Your book describes a complex, stressful family background, starting with an interracial marriage in the 1950s between your black father, Sylvester, or Syl, and your white mother, Jean. What obstacles did they face?

My mother was a professor at Swarthmore, and my father was a student, so it was doubly scandalous. They couldn't be public about the affair. After they married, the university president opposed my mother's tenure appointment; my parents believed it was because of their marriage. My father got civil rights leaders involved, including Bayard Rustin.

After their divorce, Syl didn't support the family and rarely visited. How did that affect you?

I worshipped my father. He was charismatic, full of humor and irony, and very exciting. I missed him terribly. He moved to this cool bungalow in Venice Beach, Calif., and I spent a very glamorous summer with him; I wanted to stay, but he said no. After it became clear that he didn't care enough to stay in touch, my feelings shifted from adoration to depression and dejection—and anger.

Syl's drinking ruined a prominent academic career.
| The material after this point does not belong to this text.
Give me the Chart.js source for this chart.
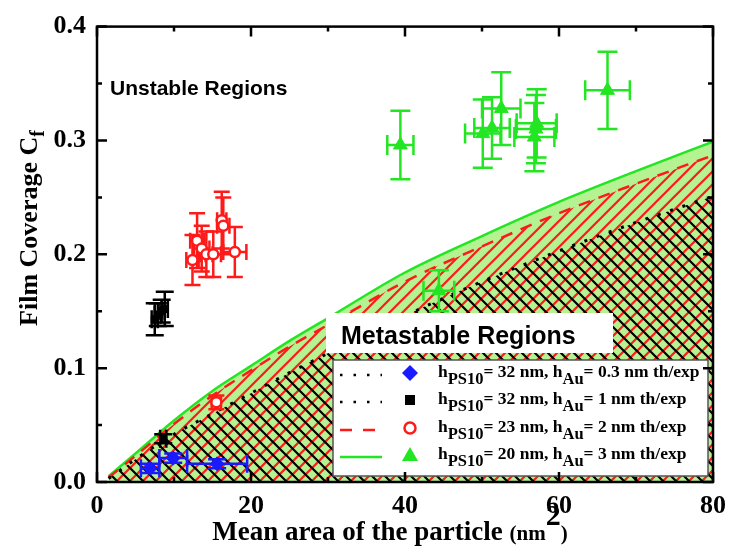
<!DOCTYPE html>
<html>
<head>
<meta charset="utf-8">
<script src="https://cdn.jsdelivr.net/npm/chart.js@4.4.1/dist/chart.umd.min.js"></script>
<style>
  body { margin: 0; background: #ffffff; }
  canvas { display: block; }
</style>
</head>
<body>
<canvas id="coverageChart" width="729" height="551"></canvas>
<script>
// Theory curves
const curveX = [1.5, 5, 10, 15, 20, 25, 30, 40, 50, 60, 70, 80];
const curveGreen = [0.005, 0.025, 0.054, 0.080, 0.102, 0.124, 0.144, 0.184, 0.216, 0.246, 0.273, 0.299];
const curveRed = [0.004, 0.023, 0.051, 0.076, 0.098, 0.119, 0.138, 0.176, 0.207, 0.236, 0.262, 0.287];
const curveBlack = [0.003, 0.020, 0.042, 0.060, 0.078, 0.096, 0.113, 0.146, 0.176, 0.203, 0.228, 0.251];

// Experimental points with errors
const blueX = [6.9, 9.9, 15.6];
const blueY = [0.012, 0.021, 0.016];
const blueXErr = [1.2, 1.8, 3.9];
const blueYErr = [0.004, 0.004, 0.004];

const blackX = [7.5, 7.9, 8.4, 8.8, 8.6];
const blackY = [0.143, 0.147, 0.150, 0.152, 0.038];
const blackXErr = [0.4, 0.4, 0.4, 0.4, 0.4];
const blackYErr = [0.014, 0.010, 0.010, 0.015, 0.004];

const redX = [12.4, 13.0, 13.6, 14.2, 15.1, 16.2, 16.4, 17.9, 15.5];
const redY = [0.195, 0.212, 0.205, 0.200, 0.200, 0.230, 0.225, 0.202, 0.070];
const redXErr = [0.8, 0.9, 1.0, 0.8, 1.0, 0.6, 0.8, 1.5, 0.6];
const redYErr = [0.022, 0.024, 0.020, 0.020, 0.020, 0.025, 0.025, 0.022, 0.006];

const greenX = [39.4, 44.4, 50.1, 51.3, 52.5, 56.8, 57.0, 57.1, 66.3];
const greenY = [0.296, 0.168, 0.306, 0.311, 0.328, 0.303, 0.310, 0.315, 0.344];
const greenXErr = [1.7, 2.0, 2.3, 2.3, 2.5, 2.6, 2.6, 2.6, 2.9];
const greenYErr = [0.030, 0.018, 0.030, 0.027, 0.032, 0.030, 0.030, 0.030, 0.034];

// Axis ticks
const xTickValues = [0, 20, 40, 60, 80];
const yTickValues = [0, 0.1, 0.2, 0.3, 0.4];
const xMinorValues = [10, 30, 50, 70];
const yMinorValues = [0.05, 0.15, 0.25, 0.35];

const legendRows = [
    { sub1: 'PS10', mid: '= 32 nm, h', sub2: 'Au', tail: '= 0.3 nm th/exp' },
    { sub1: 'PS10', mid: '= 32 nm, h', sub2: 'Au', tail: '= 1 nm th/exp' },
    { sub1: 'PS10', mid: '= 23 nm, h', sub2: 'Au', tail: '= 2 nm th/exp' },
    { sub1: 'PS10', mid: '= 20 nm, h', sub2: 'Au', tail: '= 3 nm th/exp' }
];

const GREEN = '#22e622';
const LIGHT_GREEN = '#b5f292';
const RED = '#ff1a1a';
const BLUE = '#1a1aff';
const SERIF = "'Liberation Serif', 'Times New Roman', serif";
const SANS = "'Liberation Sans', Arial, sans-serif";

/**
 * Diagonal hatch tile, '/' or '\'
 */
function makeHatch(color, dir, size, width) {
    const c = document.createElement('canvas');
    c.width = size;
    c.height = size;
    const g = c.getContext('2d');
    g.strokeStyle = color;
    g.lineWidth = width;
    g.beginPath();
    if (dir === '/') {
        g.moveTo(-1, size + 1); g.lineTo(size + 1, -1);
        g.moveTo(-2, 2); g.lineTo(2, -2);
        g.moveTo(size - 2, size + 2); g.lineTo(size + 2, size - 2);
    } else {
        g.moveTo(-1, -1); g.lineTo(size + 1, size + 1);
        g.moveTo(size - 2, -2); g.lineTo(size + 2, 2);
        g.moveTo(-2, size - 2); g.lineTo(2, size + 2);
    }
    g.stroke();
    return g.createPattern(c, 'repeat');
}

const toPoints = (xs, ys) => xs.map((x, i) => ({ x: x, y: ys[i] }));

// Error bars drawn just before each scatter dataset
const errorBars = {
    id: 'errorBars',
    beforeDatasetDraw(chart, args) {
        const ds = chart.data.datasets[args.index];
        if (!ds.errX) return;
        const xs = chart.scales.x;
        const ys = chart.scales.y;
        const ctx = chart.ctx;
        const cap = ds.capHalf;
        ctx.save();
        ctx.strokeStyle = ds.borderColor;
        ctx.lineWidth = 2.5;
        ds.data.forEach((p, i) => {
            const px = xs.getPixelForValue(p.x);
            const py = ys.getPixelForValue(p.y);
            const xl = xs.getPixelForValue(p.x - ds.errX[i]);
            const xr = xs.getPixelForValue(p.x + ds.errX[i]);
            const yt = ys.getPixelForValue(p.y + ds.errY[i]);
            const yb = ys.getPixelForValue(p.y - ds.errY[i]);
            ctx.beginPath();
            ctx.moveTo(xl, py); ctx.lineTo(xr, py);
            ctx.moveTo(px, yt); ctx.lineTo(px, yb);
            ctx.moveTo(xl, py - cap); ctx.lineTo(xl, py + cap);
            ctx.moveTo(xr, py - cap); ctx.lineTo(xr, py + cap);
            ctx.moveTo(px - cap, yt); ctx.lineTo(px + cap, yt);
            ctx.moveTo(px - cap, yb); ctx.lineTo(px + cap, yb);
            ctx.stroke();
        });
        ctx.restore();
    }
};

/**
 * Draw text with subscript / superscript pieces, returns end x
 */
function drawRich(ctx, parts, x, y) {
    parts.forEach(part => {
        ctx.font = part.font;
        ctx.fillText(part.text, x, y + (part.dy || 0));
        x += ctx.measureText(part.text).width;
    });
    return x;
}

function legendMarker(ctx, kind, x, y) {
    ctx.save();
    ctx.lineWidth = 2.5;
    if (kind === 'diamond') {
        ctx.fillStyle = BLUE;
        ctx.beginPath();
        ctx.moveTo(x, y - 8); ctx.lineTo(x + 8, y); ctx.lineTo(x, y + 8); ctx.lineTo(x - 8, y);
        ctx.closePath(); ctx.fill();
    } else if (kind === 'square') {
        ctx.fillStyle = '#000';
        ctx.fillRect(x - 5, y - 5, 10, 10);
    } else if (kind === 'circle') {
        ctx.strokeStyle = RED;
        ctx.beginPath(); ctx.arc(x, y, 5.5, 0, Math.PI * 2); ctx.stroke();
    } else {
        ctx.fillStyle = GREEN;
        ctx.beginPath();
        ctx.moveTo(x, y - 8); ctx.lineTo(x + 8, y + 6); ctx.lineTo(x - 8, y + 6);
        ctx.closePath(); ctx.fill();
    }
    ctx.restore();
}

// Region labels, legend, frame, ticks and axis titles
const decorations = {
    id: 'decorations',
    afterDatasetsDraw(chart) {
        const ctx = chart.ctx;
        ctx.save();
        ctx.fillStyle = '#000';
        ctx.font = 'bold 21px ' + SANS;
        ctx.textBaseline = 'alphabetic';
        ctx.fillText('Unstable Regions', 110, 95);

        // Metastable label box
        ctx.fillStyle = '#fff';
        ctx.fillRect(326, 313, 287, 40);
        ctx.fillStyle = '#000';
        ctx.font = 'bold 25px ' + SANS;
        ctx.fillText('Metastable Regions', 341, 344);

        // legend box
        ctx.fillStyle = '#fff';
        ctx.fillRect(333, 360, 375, 116);
        ctx.strokeStyle = '#555';
        ctx.lineWidth = 1.5;
        ctx.strokeRect(333, 360, 375, 116);

        const rowY = [373, 400, 428, 455];
        const kinds = ['diamond', 'square', 'circle', 'triangle'];
        rowY.forEach((ry, i) => {
            ctx.save();
            ctx.lineWidth = 2.5;
            if (i < 2) {
                ctx.strokeStyle = '#000';
                ctx.setLineDash([2.5, 11]);
            } else if (i === 2) {
                ctx.strokeStyle = RED;
                ctx.setLineDash([12, 11]);
            } else {
                ctx.strokeStyle = GREEN;
            }
            ctx.beginPath();
            ctx.moveTo(340, ry + 2); ctx.lineTo(382, ry + 2);
            ctx.stroke();
            ctx.restore();
            legendMarker(ctx, kinds[i], 410, ry);

            const r = legendRows[i];
            const main = 'bold 17.5px ' + SERIF;
            const sub = 'bold 16.5px ' + SERIF;
            ctx.fillStyle = '#000';
            drawRich(ctx, [
                { text: 'h', font: main },
                { text: r.sub1, font: sub, dy: 7 },
                { text: r.mid, font: main },
                { text: r.sub2, font: sub, dy: 7 },
                { text: r.tail, font: main }
            ], 438, ry + 4);
        });
        ctx.restore();
    },
    afterDraw(chart) {
        const ctx = chart.ctx;
        const area = chart.chartArea;
        const xs = chart.scales.x;
        const ys = chart.scales.y;
        ctx.save();
        ctx.strokeStyle = '#000';
        ctx.lineWidth = 2.5;
        ctx.strokeRect(area.left, area.top, area.right - area.left, area.bottom - area.top);

        ctx.beginPath();
        const tickX = (v, len) => {
            const px = xs.getPixelForValue(v);
            ctx.moveTo(px, area.bottom); ctx.lineTo(px, area.bottom - len);
            ctx.moveTo(px, area.top); ctx.lineTo(px, area.top + len);
        };
        const tickY = (v, len) => {
            const py = ys.getPixelForValue(v);
            ctx.moveTo(area.left, py); ctx.lineTo(area.left + len, py);
            ctx.moveTo(area.right, py); ctx.lineTo(area.right - len, py);
        };
        xTickValues.forEach(v => tickX(v, 10));
        xMinorValues.forEach(v => tickX(v, 5));
        yTickValues.forEach(v => tickY(v, 10));
        yMinorValues.forEach(v => tickY(v, 5));
        ctx.stroke();

        // x title
        ctx.fillStyle = '#000';
        const big = 'bold 27px ' + SERIF;
        const small = 'bold 21px ' + SERIF;
        const xParts = [
            { text: 'Mean area of the particle ', font: big },
            { text: '(nm', font: small },
            { text: '2', font: 'bold 30px ' + SERIF, dy: -15 },
            { text: ')', font: small }
        ];
        let w = 0;
        xParts.forEach(p => { ctx.font = p.font; w += ctx.measureText(p.text).width; });
        drawRich(ctx, xParts, 390 - w / 2, 540);

        // y title, rotated
        ctx.translate(37, 228);
        ctx.rotate(-Math.PI / 2);
        const yParts = [
            { text: 'Film Coverage C', font: 'bold 26px ' + SERIF },
            { text: 'f', font: 'bold 20px ' + SERIF, dy: 7 }
        ];
        w = 0;
        yParts.forEach(p => { ctx.font = p.font; w += ctx.measureText(p.text).width; });
        drawRich(ctx, yParts, -w / 2, 0);
        ctx.restore();
    }
};

const redHatch = makeHatch(RED, '/', 13, 2.2);
const blackHatch = makeHatch('#000', '\\', 13, 2.2);

const ctx = document.getElementById('coverageChart').getContext('2d');
const tickFont = { family: SERIF, size: 26, weight: 'bold' };

new Chart(ctx, {
    type: 'scatter',
    data: {
        datasets: [
            {
                data: toPoints(blueX, blueY),
                errX: blueXErr, errY: blueYErr, capHalf: 9,
                pointStyle: 'rectRot', pointRadius: 7,
                backgroundColor: BLUE, borderColor: BLUE, borderWidth: 1,
                order: 0
            },
            {
                data: toPoints(blackX, blackY),
                errX: blackXErr, errY: blackYErr, capHalf: 9,
                pointStyle: 'rect', pointRadius: 5,
                backgroundColor: '#000', borderColor: '#000', borderWidth: 1,
                order: 0
            },
            {
                data: toPoints(redX, redY),
                errX: redXErr, errY: redYErr, capHalf: 8,
                pointStyle: 'circle', pointRadius: 5,
                backgroundColor: '#fff', borderColor: RED, borderWidth: 2.5,
                order: 0
            },
            {
                data: toPoints(greenX, greenY),
                errX: greenXErr, errY: greenYErr, capHalf: 10,
                pointStyle: 'triangle', pointRadius: 8,
                backgroundColor: GREEN, borderColor: GREEN, borderWidth: 1,
                order: 0
            },
            {
                // h_Au = 0.3 nm and 1 nm theory (coincide)
                data: toPoints(curveX, curveBlack),
                showLine: true, pointRadius: 0,
                borderColor: '#000', borderWidth: 3, borderDash: [3, 10],
                backgroundColor: blackHatch, fill: 'origin',
                cubicInterpolationMode: 'monotone',
                order: 1
            },
            {
                data: toPoints(curveX, curveRed),
                showLine: true, pointRadius: 0,
                borderColor: RED, borderWidth: 2.5, borderDash: [12, 9],
                backgroundColor: redHatch, fill: 'origin',
                cubicInterpolationMode: 'monotone',
                order: 2
            },
            {
                data: toPoints(curveX, curveGreen),
                showLine: true, pointRadius: 0,
                borderColor: GREEN, borderWidth: 2.5,
                backgroundColor: LIGHT_GREEN, fill: 'origin',
                cubicInterpolationMode: 'monotone',
                order: 3
            }
        ]
    },
    options: {
        responsive: false,
        animation: false,
        layout: { padding: { top: 21, right: 16, left: 0, bottom: 0 } },
        plugins: {
            legend: { display: false },
            tooltip: { enabled: false }
        },
        scales: {
            x: {
                type: 'linear',
                min: 0, max: 80,
                afterBuildTicks: (scale) => { scale.ticks = xTickValues.map(v => ({ value: v })); },
                afterFit: (scale) => {
                    scale.height = 69;
                    scale.paddingLeft = 0;
                    scale.paddingRight = 0;
                },
                grid: { display: false, drawTicks: false },
                border: { display: false },
                ticks: {
                    color: '#000', font: tickFont, padding: 9,
                    maxRotation: 0, autoSkip: false,
                    callback: (v) => String(v)
                }
            },
            y: {
                type: 'linear',
                min: 0, max: 0.4,
                afterBuildTicks: (scale) => { scale.ticks = yTickValues.map(v => ({ value: v })); },
                afterFit: (scale) => { scale.width = 97; },
                grid: { display: false, drawTicks: false },
                border: { display: false },
                ticks: {
                    color: '#000', font: tickFont, padding: 11,
                    autoSkip: false,
                    callback: (v) => Number(v).toFixed(1)
                }
            }
        }
    },
    plugins: [errorBars, decorations]
});
</script>
</body>
</html>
What caused it?

He would say that alcoholism is purely a biological disease, but there were other factors, including the pressures of being a pioneering black academic. For example, he got involved in a famous feud between the UCLA Black Panthers and a back-to-Africa student group in 1969. He was a UCLA political scientist and dean, and the chancellor told him that, as the ranking black on faculty, he should keep an eye on the feud. It ended in a gunfight that left two Panthers dead. He felt a lot of guilt over that—another excuse to drink.

You write that your father was an exemplar of "choosing how to be black." How so?
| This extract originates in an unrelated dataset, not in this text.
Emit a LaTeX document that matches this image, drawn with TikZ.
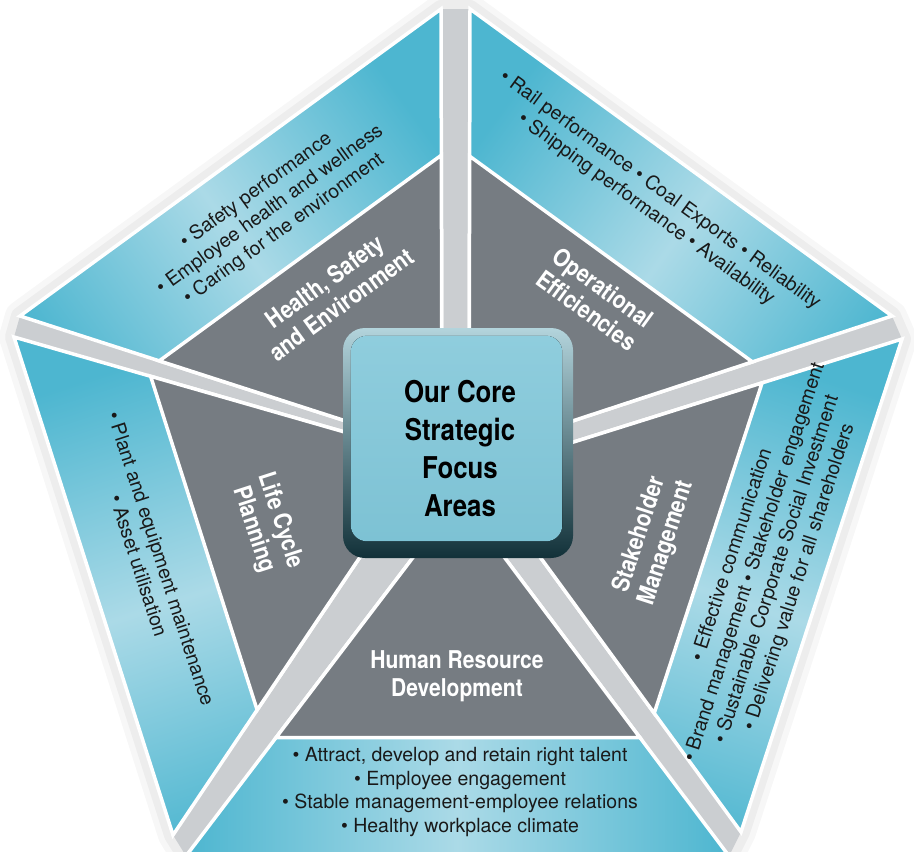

He grew up in segregated Pittsburgh, studied Africa, and identified deeply with African culture. Yet he never wanted to live in an entirely black world. He became lifelong friends with his white college roommate. He dated white women. He was interested in white thinkers and artists. I'm biracial, and I learned from him that pride in your black roots and black culture is not mutually exclusive with other influences.

Can a dysfunctional and divided family actually be a source of strength?

My childhood struggles with my parents strengthened me. I had to become self-reliant and resilient. I learned to stand back and observe; that served me well as a journalist. I keep a cartoon on my desk. It shows a big rock, and jutting out from underneath it are a couple of feet and a hand belonging to somebody who's just been crushed. The caption reads, "Things Could Be Worse." That's the perspective my childhood gave me—no matter what happens, I've been through worse.